Your description of Secure Boot is at best incomplete, bordering on misinformation. Disabling Secure Boot does not itself render any OS in need of a reformat. Windows will prompt for a recovery key if BitLocker is enabled and configured to store the decryption key in the TPM (the default). Only in perhaps the most strict of configurations or in the case of an improperly backed-up recovery key would it render the OS unrecoverable. This also happens on Linux if you store the decryption key in the same way, and this includes TPM LUKS unlock in Bazzite. If the user has backed up their recovery key properly, as is very strongly encouraged in the BitLocker enablement flow in Windows, which is also not necessary when using device encryption as it stores the key in your Microsoft account by default, then they’re at little if any risk in a TPM reset or change situation. I feel a correction on this is important to make for anyone who might preemptively abandon their OS and data after a misconfiguration based on your description of how it works.
Exactly this. I have no idea what he is talking about. At no point does it format your drive or require reformatting. Your files will be fine, and there should be no issue. IF there is an issue and you cannot boot, you must get a USB drive with some distro and you will be able to fix your system from there. What he said is at best, misinformation, bordering on ignorant maliciousness.
Yeah, I immediately felt like he doesn't really know what he's talking about when he got to the Secure Boot part. That really feels like it's coming from someone who turned off Secure Boot many years ago because "Microsoft bad" and never bothered to learn about it since then. I guess he got all that "quality info" from Low Level.
Linus should ask you to be on his show or yours, then you could walk him through his choices. that would be very cool.
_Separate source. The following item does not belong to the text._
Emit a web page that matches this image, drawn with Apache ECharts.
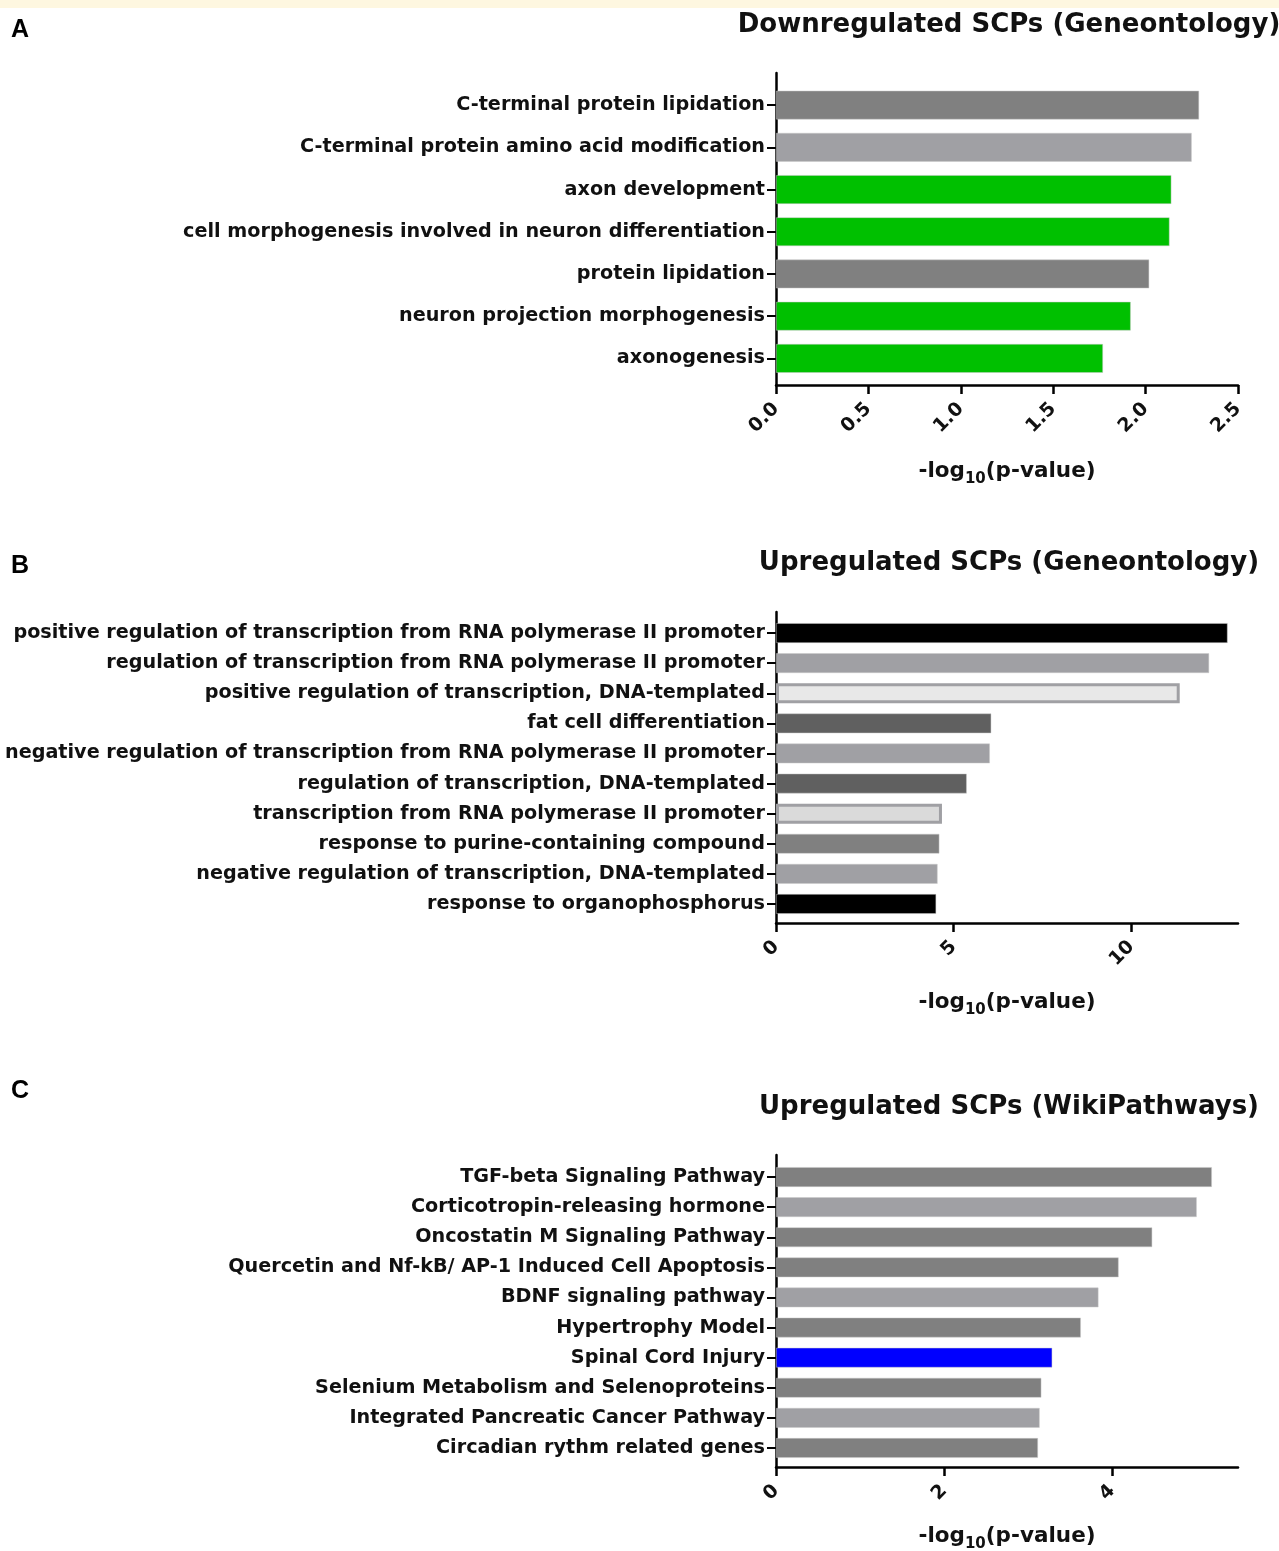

Am I the only one who finds it weird that none of them checked out any RUclips videos? As a relatively new Linux user, I went to RUclips right away for recommendations and listened to a handful of Linuxtubers talk about and rank OSes from within the past 3 months of when I was looking. I found ventoy to test out multiple distributions, listened to the arguments for and against various distributions, and got a feel for what was hardcore Linux opinion vs casual slop and was able to identify what was what.
I also find this all really funny cause I installed Cosmic on my CachyOS build and have had almost no problems aside from the top taskbar tray just not having full functionality with everything, but that's more of a minor annoyance just cause I can't click the button for Cachy Update. Otherwise, I've been able to game on it, it was my first time testing a tiling manager and not a floating one and that's been cool, I've actually really been enjoying it. Cosmic, despite being in pretty early beta, works modestly well on Cachy, in my current experience, which is hilarious
CachyOS or Bazite for WMR headset compatibility?
Windows
Get an Index or wait for the Frame if you want to use VR on Linux.
@FranklinSantana-ye6wl WMR is supposed to have better support on linux than we ever had on windows and someone even added hand tracking
@McGregor43 I already have better screen than the index so no thx and for the Frame, I'm not sure, I think I will try AR smart glasses instead but back to my question WMR is supposed to be working well on Linux but what distro should I try first?